Count how many lines have the word "this" in them. Reply with that number by itself.

━━━━━ Task inputs ━━━━━

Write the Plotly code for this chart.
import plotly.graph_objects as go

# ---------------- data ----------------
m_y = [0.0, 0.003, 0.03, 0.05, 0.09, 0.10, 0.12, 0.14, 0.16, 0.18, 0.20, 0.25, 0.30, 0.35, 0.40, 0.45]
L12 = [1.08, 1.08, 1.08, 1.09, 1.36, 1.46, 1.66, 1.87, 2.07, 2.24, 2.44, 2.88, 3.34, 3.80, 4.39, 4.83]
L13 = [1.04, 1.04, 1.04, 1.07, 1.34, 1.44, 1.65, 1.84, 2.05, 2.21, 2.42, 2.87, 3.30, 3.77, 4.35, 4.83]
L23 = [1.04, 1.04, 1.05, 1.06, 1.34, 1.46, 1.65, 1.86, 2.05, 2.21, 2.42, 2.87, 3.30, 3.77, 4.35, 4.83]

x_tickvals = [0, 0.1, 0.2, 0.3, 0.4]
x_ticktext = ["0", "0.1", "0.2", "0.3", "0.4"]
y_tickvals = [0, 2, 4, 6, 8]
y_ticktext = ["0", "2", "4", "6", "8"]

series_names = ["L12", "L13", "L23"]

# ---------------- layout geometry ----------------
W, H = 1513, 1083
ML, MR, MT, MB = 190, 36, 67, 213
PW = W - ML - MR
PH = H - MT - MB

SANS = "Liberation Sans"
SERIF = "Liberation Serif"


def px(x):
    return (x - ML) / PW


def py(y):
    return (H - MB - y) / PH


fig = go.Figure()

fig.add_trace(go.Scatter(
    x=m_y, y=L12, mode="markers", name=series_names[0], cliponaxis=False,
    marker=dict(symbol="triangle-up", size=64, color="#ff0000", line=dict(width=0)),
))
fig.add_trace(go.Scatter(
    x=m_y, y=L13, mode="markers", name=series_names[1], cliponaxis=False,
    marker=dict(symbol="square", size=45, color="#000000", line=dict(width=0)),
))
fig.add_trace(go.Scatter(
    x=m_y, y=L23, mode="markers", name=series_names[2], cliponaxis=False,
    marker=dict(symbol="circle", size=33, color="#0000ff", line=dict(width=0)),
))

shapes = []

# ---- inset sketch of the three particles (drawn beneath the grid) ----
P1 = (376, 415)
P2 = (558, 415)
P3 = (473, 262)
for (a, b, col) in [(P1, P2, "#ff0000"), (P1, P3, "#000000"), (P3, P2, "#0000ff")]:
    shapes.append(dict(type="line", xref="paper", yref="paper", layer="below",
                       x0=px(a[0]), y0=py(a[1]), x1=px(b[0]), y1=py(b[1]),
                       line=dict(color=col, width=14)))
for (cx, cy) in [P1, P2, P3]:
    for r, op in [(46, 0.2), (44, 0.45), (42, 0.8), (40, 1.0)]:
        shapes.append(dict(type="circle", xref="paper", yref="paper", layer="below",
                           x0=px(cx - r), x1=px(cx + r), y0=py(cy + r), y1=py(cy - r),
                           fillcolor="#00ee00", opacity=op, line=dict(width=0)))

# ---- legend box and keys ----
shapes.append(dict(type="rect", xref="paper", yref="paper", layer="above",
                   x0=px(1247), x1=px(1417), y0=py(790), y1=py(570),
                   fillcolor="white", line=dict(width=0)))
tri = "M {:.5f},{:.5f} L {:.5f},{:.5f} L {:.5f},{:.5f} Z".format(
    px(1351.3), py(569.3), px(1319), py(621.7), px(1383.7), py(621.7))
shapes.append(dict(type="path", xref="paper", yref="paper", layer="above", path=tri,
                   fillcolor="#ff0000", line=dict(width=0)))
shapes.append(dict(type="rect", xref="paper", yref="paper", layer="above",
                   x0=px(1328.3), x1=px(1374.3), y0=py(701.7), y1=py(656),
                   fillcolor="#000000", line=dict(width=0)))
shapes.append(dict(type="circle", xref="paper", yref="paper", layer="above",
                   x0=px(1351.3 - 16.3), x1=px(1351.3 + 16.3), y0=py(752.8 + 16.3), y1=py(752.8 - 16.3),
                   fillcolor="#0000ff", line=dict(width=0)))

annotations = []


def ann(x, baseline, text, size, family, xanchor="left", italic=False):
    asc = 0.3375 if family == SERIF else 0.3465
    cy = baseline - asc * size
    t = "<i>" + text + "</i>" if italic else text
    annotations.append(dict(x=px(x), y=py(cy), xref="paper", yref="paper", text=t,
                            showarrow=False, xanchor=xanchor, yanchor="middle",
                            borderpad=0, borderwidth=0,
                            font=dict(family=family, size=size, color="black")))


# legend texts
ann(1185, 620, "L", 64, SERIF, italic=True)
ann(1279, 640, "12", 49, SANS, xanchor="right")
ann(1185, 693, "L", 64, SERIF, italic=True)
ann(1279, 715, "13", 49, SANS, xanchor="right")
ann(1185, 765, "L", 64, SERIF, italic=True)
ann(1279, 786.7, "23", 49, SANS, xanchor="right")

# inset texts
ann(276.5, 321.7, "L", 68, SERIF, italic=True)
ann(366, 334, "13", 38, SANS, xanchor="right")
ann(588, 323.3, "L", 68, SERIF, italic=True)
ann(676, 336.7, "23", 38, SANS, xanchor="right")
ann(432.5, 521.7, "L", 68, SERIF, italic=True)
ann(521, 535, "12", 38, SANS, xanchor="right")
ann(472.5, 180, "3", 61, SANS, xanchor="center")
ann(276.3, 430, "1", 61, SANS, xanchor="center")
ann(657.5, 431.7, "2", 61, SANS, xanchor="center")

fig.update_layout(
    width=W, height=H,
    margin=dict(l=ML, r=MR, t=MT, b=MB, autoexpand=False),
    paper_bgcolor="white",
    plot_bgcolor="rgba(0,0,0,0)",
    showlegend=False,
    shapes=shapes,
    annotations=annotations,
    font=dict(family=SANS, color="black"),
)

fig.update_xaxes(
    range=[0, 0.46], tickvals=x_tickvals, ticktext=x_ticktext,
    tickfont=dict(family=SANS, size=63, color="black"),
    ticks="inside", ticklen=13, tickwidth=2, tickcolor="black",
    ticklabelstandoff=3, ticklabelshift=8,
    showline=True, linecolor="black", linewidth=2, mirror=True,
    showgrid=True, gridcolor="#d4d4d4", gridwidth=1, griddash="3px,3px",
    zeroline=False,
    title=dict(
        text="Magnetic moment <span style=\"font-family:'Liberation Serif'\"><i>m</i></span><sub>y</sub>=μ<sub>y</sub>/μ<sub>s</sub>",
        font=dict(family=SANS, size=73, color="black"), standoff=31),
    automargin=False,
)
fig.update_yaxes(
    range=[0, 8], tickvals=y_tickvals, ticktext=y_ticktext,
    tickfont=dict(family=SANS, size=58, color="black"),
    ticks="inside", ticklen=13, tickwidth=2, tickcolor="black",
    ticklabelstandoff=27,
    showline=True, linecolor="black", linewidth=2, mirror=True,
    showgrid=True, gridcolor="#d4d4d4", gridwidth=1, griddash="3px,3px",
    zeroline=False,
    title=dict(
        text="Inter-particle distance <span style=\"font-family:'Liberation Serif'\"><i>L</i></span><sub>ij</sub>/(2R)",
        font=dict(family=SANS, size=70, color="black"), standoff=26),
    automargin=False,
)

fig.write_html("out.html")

━━━━━
━━━━━ Task inputs ━━━━━

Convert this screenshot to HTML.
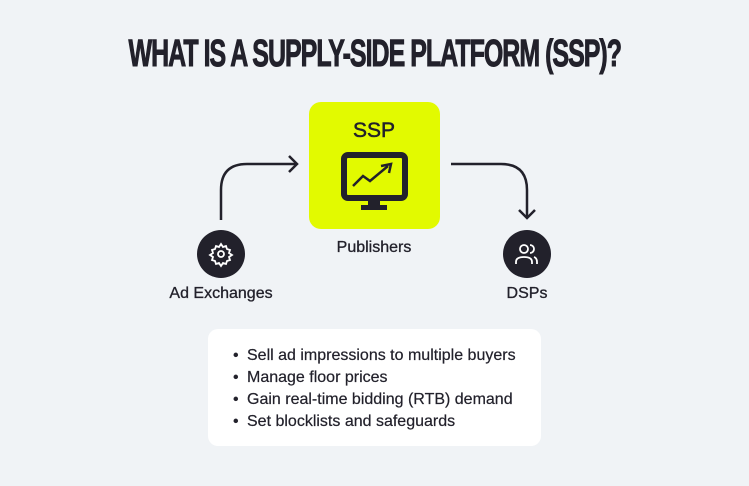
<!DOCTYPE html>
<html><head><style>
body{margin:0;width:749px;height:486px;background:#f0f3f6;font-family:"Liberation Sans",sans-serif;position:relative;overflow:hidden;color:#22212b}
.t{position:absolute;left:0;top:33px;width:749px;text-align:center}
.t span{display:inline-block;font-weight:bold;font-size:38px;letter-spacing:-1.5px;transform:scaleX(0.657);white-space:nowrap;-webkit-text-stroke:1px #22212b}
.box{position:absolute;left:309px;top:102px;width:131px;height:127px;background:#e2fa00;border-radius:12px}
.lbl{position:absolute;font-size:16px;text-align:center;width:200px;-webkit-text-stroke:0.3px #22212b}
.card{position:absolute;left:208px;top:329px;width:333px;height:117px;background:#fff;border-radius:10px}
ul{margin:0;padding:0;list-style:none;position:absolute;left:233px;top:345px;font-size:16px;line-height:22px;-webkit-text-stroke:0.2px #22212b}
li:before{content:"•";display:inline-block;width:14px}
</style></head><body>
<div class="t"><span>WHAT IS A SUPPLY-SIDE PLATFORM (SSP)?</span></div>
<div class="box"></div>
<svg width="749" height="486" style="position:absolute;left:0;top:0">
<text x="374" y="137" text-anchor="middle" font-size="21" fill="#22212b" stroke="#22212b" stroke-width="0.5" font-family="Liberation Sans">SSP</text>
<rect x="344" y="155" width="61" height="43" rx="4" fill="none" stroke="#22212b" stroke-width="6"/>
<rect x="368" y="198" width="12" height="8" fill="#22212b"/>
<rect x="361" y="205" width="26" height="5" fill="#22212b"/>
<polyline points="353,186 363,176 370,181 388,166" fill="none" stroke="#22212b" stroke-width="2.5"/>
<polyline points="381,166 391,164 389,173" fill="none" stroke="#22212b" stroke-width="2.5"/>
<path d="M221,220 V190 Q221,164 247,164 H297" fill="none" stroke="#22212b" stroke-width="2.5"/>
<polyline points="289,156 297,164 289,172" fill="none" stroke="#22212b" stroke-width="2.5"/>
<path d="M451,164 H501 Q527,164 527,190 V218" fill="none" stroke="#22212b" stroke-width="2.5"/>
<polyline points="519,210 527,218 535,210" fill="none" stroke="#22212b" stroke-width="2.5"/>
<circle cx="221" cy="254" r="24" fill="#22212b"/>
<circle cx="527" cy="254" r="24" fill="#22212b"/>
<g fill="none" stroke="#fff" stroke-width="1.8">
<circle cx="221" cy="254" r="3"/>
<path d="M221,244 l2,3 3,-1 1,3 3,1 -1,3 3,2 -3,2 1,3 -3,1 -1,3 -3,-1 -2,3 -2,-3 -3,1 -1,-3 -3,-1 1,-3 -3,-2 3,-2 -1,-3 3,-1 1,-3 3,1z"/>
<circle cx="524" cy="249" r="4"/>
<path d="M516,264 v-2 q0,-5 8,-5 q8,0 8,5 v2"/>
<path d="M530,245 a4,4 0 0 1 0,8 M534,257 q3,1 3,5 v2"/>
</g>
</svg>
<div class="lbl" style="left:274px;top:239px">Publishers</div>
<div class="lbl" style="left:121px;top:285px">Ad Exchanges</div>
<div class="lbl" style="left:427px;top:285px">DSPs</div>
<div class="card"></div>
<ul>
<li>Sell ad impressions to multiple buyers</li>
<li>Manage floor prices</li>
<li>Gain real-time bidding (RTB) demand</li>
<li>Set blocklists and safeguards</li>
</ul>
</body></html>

━━━━━
━━━━━ Task inputs ━━━━━

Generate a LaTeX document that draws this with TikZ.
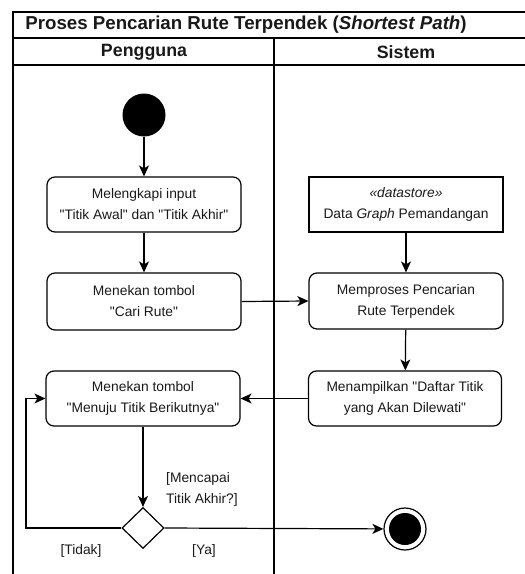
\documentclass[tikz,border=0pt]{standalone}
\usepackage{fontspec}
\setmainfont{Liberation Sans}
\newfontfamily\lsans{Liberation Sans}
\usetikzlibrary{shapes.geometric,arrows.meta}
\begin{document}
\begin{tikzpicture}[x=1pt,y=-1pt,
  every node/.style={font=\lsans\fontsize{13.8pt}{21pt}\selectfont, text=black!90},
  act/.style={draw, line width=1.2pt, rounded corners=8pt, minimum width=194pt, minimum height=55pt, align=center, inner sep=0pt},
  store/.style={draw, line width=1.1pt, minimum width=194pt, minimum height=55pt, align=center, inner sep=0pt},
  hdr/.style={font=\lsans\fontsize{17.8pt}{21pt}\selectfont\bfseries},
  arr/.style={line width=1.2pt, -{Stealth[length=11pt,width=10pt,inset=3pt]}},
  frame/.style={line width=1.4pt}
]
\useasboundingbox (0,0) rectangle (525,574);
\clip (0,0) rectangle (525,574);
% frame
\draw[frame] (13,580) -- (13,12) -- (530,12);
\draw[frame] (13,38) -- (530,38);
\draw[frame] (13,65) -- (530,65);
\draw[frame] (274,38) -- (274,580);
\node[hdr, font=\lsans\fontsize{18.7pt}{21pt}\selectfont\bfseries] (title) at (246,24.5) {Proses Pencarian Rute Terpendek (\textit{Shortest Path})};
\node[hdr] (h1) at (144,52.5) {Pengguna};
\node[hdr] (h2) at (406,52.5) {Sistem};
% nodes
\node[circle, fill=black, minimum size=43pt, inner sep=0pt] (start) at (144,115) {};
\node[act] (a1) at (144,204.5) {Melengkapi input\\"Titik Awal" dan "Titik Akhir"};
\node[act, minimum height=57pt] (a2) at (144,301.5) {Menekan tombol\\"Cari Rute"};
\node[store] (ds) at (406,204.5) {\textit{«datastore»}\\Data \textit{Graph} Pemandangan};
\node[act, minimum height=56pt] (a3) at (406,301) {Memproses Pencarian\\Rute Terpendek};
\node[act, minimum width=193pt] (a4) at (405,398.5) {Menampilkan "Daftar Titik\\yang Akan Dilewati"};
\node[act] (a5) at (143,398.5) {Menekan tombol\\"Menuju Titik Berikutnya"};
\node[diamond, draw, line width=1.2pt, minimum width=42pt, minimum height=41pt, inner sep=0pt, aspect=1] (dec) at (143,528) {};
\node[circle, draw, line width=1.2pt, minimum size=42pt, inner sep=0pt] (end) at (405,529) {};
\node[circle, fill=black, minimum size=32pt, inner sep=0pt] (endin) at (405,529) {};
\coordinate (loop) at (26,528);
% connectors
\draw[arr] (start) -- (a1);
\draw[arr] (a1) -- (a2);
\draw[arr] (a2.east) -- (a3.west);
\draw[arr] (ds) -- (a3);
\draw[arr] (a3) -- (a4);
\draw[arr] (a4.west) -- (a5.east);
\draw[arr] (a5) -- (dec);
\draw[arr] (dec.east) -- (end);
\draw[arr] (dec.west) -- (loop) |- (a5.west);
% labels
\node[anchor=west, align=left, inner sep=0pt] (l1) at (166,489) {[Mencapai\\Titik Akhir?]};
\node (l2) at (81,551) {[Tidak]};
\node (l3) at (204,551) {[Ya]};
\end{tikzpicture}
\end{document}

━━━━━

▸ **Answer to the problem**
3